De resto, as cartas entre Alice e Eileen, que exploram outra dimensão da vida social de ambas, pecam por excesso de informação aleatória. As duas misturam vida pessoal com teoria política, e na segunda parte tudo soa a inventado. Num momento, falam de um rapaz na cama, e no parágrafo seguinte dissertam sobre teoria laboral. Fala-se do preço que Eileen paga pela renda em Dublin e a seguir há um voo para a forma como o conservadorismo passou a ser associado a um capitalismo de mercado opressor. No meio da conversa banal sobre a vida, vem o debate sobre a possibilidade de expropriação forçada no pós-capitalismo. Alice questiona-se se Felix será ou não coisa passageira, mas também a dúvida é passageira, já que, pouco depois, o que importa é saber se os seres humanos perderam o instinto para a beleza devido à queda do Muro de Berlim.

Rooney parece bem intencionada, o problema é mesmo revelar as intenções.

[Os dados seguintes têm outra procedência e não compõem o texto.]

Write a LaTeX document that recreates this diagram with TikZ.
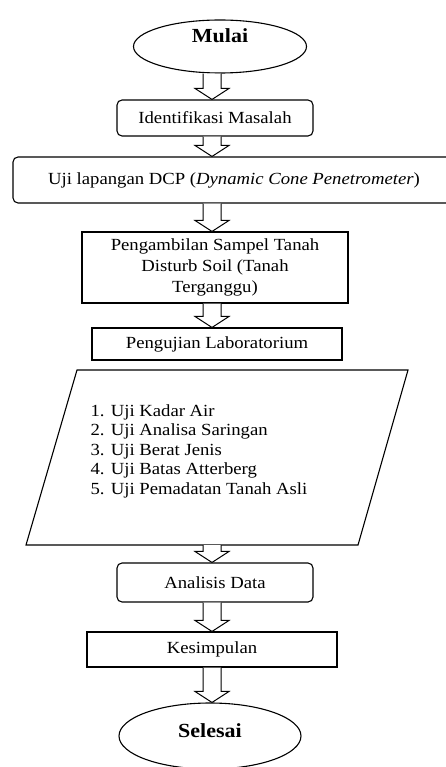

O leitor recebe informação como uma criança a ser ensinada e o que irrita é que nada daquilo funcione como elemento interno da narrativa, que é como quem diz que não serve para nada. Ainda por cima, e porque são informações tão desfasadas da narrativa, e porque tanto podiam ser essas como outras, os fragmentos não colam e as discussões geopolíticas sabem a copy & paste de parágrafos na folha Word. O leitor não chega sequer a ter tempo para tirar conclusões, simplesmente recebe a informação.

De resto, a prosa de Sally Rooney tem grandes méritos. A autora consegue pôr o leitor em cena com as personagens. A maior parte dos diálogos é viva, com pendor oralizante, fruto da estratégia narrativa da autora, que passa por mostrar o que se passa. As dúvidas e as inquietações das personagens também mexem com os clichés de uma narrativa previsível, ainda que a maior parte das pontas não ate. Para mais, a prosa é seca, vai até onde tem de ir sem voos escusados e não se vislumbra qualquer tendência para a poeticidade inútil.